The character's backstory—an Elvis-type icon condemned to the neon purgatory of the Atomic City of Las Vegas—evoked the same hollow allure that often traps rock stars and public figures, offering audiences a striking portrayal of fame’s darker underbelly.

In MacPhisto’s persona, Bono deftly illustrated how celebrity becomes a kind of self-destructive trap. Every smile, every flamboyant quip MacPhisto uttered carried a subtle resentment, a knowing bitterness that suggested fame’s promises are often empty at their core.

The character’s devilish charisma was a hollow shell, masking a soul that was both corrupted and trapped by its own image. With his Dadaist approach, Bono broke the fourth wall, almost daring the audience to recognize how fame’s glitter hides deeper existential emptiness. 

MacPhisto wasn't just a satire of celebrity; he was a warning.

The Moral Decay of Power

In Bono’s portrayal of MacPhisto, the character wasn’t merely a fallen rock star; he was an embodiment of moral decay in power.

As the devilish figure took the stage night after night, he made calls to local politicians and figures of authority, poking fun at their self-importance, their ambition, and, most incisively, their often-compromised integrity. These “prank calls” weren’t the lighthearted gimmicks of Mirror Ball Man; they were loaded with irony.

MacPhisto’s calls exposed the casual, almost indifferent wielding of power by leaders and influencers—a reminder that those in power, much like rock stars, can lose sight of the impact they hold. Bono, through MacPhisto, drew attention to the arrogance and self-serving nature often found in the highest echelons of power, whether in government or the entertainment industry.

MacPhisto’s devilish appearance amplified the sense that power’s seductive allure leads inevitably to moral compromise. Through his exaggerated upper-class British accent, flippant remarks, and pointed barbs, he embodied the trope of a fallen figure who manipulates and revels in corruption yet remains charmingly detached from any consequences.

Bono’s parody of the “old English Devil” as a cocktail-hour raconteur, waxing nostalgic about the "good old, bad old days," became a clear metaphor for the human capacity to ignore, even romanticize, the abuses of power. MacPhisto’s every word hinted at the truth Bono wanted audiences to see: the intoxication of power inevitably leads to ethical rot, where one’s own values erode in the pursuit of influence and self-indulgence.

 
themes of bono macphisto character


The Hypocrisy Inherent in Fame and Self-Identity

At the heart of MacPhisto's message was a profound exploration of hypocrisy—especially the kind that arises when ideals clash with ego, and when fame tests one’s personal beliefs. MacPhisto was, after all, what happened to Bono’s alter ego “The Fly” after years in the limelight, a version of himself jaded by fame, weighed down by contradictions, and hardened by the compromises of the industry.
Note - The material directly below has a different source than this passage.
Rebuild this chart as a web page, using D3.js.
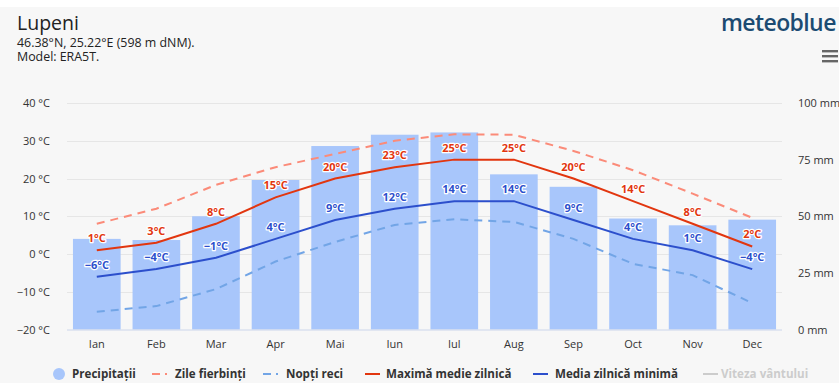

Through MacPhisto, Bono unabashedly pointed the finger at himself and his own susceptibility to hypocrisy, owning the ways in which his fame had shaped him, for better or worse.

MacPhisto, with his devilish glee and hollow charm, was Bono’s way of confronting the inevitable gap between one’s personal convictions and the reality of maintaining them within the complex, seductive world of stardom.
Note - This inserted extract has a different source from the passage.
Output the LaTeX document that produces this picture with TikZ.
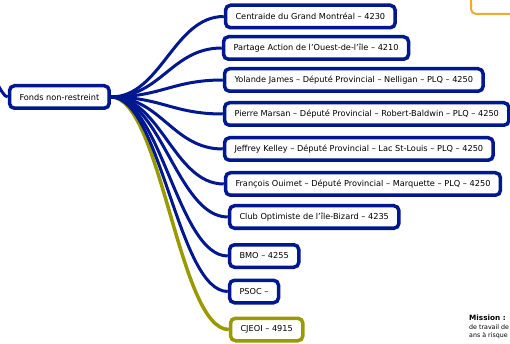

This self-reflective critique made MacPhisto not only a parody of Bono’s own contradictions but also a critique of humanity’s broader tendency toward self-deception.

As MacPhisto, Bono would say things that, when filtered through the lens of a “devil,” were obviously ironic, forcing audiences to reflect on the gap between ideals and actions. Statements of flattery and admiration became pointed criticisms, where praise from MacPhisto was never a compliment but rather a challenge to the audience's—and his own—sense of moral integrity.

When Macphisto dropped this line in Sydney in 1993:

Goodbye all you Neo-Nazis, I hope they give you Auschwitz...

He brought it all home with sobering finality.

By giving audiences a devil that was both repellent and charming, Bono’s MacPhisto made one thing clear: in a world of artifice and spectacle, the devil often isn’t hiding; he’s right there on stage, under the spotlight, with a smile and a glittering lame Lamé suit.